住的地方是贝克街里的一栋旧房子,他们租的是三层加阁楼,房东是位和蔼的单身老太太。楼下有一家开了十几年的咖啡厅,自从两人搬来后,咖啡厅里的现磨咖啡一直是曲妍清的首选。
今天咖啡厅里的第一位客人依旧是齐暮,他刚走进去,店长霍特先生已从吧台后拿出了两杯冒着热气的现磨咖啡,还有新鲜的沙拉和刚出炉的烤面包。

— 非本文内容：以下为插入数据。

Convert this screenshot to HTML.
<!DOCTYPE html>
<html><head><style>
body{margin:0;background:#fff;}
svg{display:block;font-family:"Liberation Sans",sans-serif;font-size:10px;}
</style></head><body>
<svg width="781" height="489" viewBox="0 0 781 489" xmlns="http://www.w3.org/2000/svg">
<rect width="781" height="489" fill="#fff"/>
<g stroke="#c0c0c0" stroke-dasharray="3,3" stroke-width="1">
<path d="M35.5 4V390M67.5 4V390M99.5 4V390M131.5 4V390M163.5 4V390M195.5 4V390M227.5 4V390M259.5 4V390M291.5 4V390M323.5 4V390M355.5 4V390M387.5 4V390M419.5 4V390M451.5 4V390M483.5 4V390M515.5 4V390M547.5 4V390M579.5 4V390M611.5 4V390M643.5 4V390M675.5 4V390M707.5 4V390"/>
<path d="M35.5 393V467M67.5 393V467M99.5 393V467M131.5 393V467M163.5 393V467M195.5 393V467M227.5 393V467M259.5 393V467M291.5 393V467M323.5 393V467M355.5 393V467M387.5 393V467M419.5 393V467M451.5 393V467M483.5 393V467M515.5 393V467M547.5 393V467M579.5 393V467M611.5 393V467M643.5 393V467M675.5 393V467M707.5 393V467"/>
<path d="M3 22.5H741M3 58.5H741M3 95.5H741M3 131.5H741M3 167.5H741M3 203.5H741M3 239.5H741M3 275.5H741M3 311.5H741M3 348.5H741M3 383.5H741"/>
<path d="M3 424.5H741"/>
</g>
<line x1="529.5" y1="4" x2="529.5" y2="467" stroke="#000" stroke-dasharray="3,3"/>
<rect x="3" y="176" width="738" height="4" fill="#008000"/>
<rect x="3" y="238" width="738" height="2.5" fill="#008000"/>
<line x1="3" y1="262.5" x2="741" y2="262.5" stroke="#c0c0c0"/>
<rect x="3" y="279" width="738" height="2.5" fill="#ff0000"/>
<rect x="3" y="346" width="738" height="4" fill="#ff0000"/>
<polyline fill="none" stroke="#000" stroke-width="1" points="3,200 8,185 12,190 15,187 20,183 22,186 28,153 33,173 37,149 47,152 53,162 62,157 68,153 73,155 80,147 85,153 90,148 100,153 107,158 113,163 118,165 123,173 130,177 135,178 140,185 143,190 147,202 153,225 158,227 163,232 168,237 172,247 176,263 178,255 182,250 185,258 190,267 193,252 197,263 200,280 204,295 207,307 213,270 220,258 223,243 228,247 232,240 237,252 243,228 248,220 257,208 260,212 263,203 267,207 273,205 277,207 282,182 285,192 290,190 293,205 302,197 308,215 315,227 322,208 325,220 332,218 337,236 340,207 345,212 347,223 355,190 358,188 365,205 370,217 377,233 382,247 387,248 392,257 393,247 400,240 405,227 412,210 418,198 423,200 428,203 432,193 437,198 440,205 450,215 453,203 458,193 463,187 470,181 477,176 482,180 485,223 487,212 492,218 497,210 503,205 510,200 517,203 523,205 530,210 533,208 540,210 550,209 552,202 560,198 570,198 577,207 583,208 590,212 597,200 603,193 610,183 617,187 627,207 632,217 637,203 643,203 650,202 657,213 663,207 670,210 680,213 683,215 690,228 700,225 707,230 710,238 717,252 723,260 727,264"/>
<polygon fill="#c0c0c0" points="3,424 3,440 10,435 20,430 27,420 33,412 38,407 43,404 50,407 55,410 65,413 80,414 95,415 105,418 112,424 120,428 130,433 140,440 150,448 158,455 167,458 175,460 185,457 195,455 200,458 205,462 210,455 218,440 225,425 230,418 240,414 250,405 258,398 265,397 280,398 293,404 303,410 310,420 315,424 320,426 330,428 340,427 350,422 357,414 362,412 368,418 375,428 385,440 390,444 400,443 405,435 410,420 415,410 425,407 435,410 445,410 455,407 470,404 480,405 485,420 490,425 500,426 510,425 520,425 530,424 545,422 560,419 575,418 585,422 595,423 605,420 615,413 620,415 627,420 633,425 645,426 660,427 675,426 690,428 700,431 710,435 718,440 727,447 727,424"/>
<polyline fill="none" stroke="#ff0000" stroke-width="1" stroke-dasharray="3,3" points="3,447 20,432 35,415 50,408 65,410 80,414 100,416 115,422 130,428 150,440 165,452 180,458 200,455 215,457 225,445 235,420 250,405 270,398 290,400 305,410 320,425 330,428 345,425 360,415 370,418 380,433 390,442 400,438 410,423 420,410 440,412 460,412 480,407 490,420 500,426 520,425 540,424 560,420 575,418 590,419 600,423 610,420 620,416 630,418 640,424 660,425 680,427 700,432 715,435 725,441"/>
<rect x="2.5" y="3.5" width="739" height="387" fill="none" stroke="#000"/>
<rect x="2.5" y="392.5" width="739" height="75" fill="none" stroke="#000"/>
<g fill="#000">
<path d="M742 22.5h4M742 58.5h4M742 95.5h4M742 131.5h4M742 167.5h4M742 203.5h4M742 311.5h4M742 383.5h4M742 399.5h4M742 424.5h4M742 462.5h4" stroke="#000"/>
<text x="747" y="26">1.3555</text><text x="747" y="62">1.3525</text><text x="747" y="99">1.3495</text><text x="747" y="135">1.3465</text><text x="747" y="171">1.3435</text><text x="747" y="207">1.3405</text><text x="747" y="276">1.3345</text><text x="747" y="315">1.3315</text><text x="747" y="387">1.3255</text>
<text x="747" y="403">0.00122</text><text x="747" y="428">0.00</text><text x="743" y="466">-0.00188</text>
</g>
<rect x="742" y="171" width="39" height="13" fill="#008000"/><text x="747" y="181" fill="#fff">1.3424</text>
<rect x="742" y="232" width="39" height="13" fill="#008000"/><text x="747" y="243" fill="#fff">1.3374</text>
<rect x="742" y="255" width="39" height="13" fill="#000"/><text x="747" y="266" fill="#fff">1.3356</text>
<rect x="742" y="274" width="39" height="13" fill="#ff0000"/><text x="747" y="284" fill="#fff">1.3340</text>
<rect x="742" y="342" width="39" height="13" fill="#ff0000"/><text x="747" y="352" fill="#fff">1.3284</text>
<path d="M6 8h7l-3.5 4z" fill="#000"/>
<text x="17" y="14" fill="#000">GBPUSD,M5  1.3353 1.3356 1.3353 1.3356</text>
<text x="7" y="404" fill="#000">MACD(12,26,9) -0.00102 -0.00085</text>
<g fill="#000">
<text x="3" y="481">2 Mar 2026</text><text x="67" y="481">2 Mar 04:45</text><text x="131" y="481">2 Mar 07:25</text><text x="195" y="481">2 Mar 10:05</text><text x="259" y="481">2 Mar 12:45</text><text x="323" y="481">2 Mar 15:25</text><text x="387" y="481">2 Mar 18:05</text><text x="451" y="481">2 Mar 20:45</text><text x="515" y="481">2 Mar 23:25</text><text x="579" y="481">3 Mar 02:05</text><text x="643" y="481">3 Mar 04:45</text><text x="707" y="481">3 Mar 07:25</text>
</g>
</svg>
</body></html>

霍特先生是位爱开玩笑的中年男人,他一边给齐暮把早餐装进纸袋里,一边笑道:“给女友跑腿的齐先生,您比昨天又早了五分钟。”
这话就像是在暗示齐暮的“妻管严”已病入膏肓了。显然,齐暮并不是位会开玩笑的人。可他却对霍特先生纠正道:“是妻子,霍特先生。”
霍特一时讶然,齐暮礼貌地将零钱放在了他的柜台上,拿过装好的早点正准备离开,也就在这时,三个穿着黑色西服的男人突然从对街的古董宾利车上走了下来。
为首的那位有着一头花白的头发,眼窝深邃,长相虽算得上清秀,却骨瘦如柴。不过,他身上订做的执事服倒是很合身。
这人正是齐暮父亲阿尔公爵执事阿杰尔·哈代。他带着两个看似强壮的保镖走到齐暮面前,看了眼他手里那平民化的早餐,一双淡色的眉毛微微蹙起,就对齐暮问道:“少爷,您最近的生活过得可还愉快?”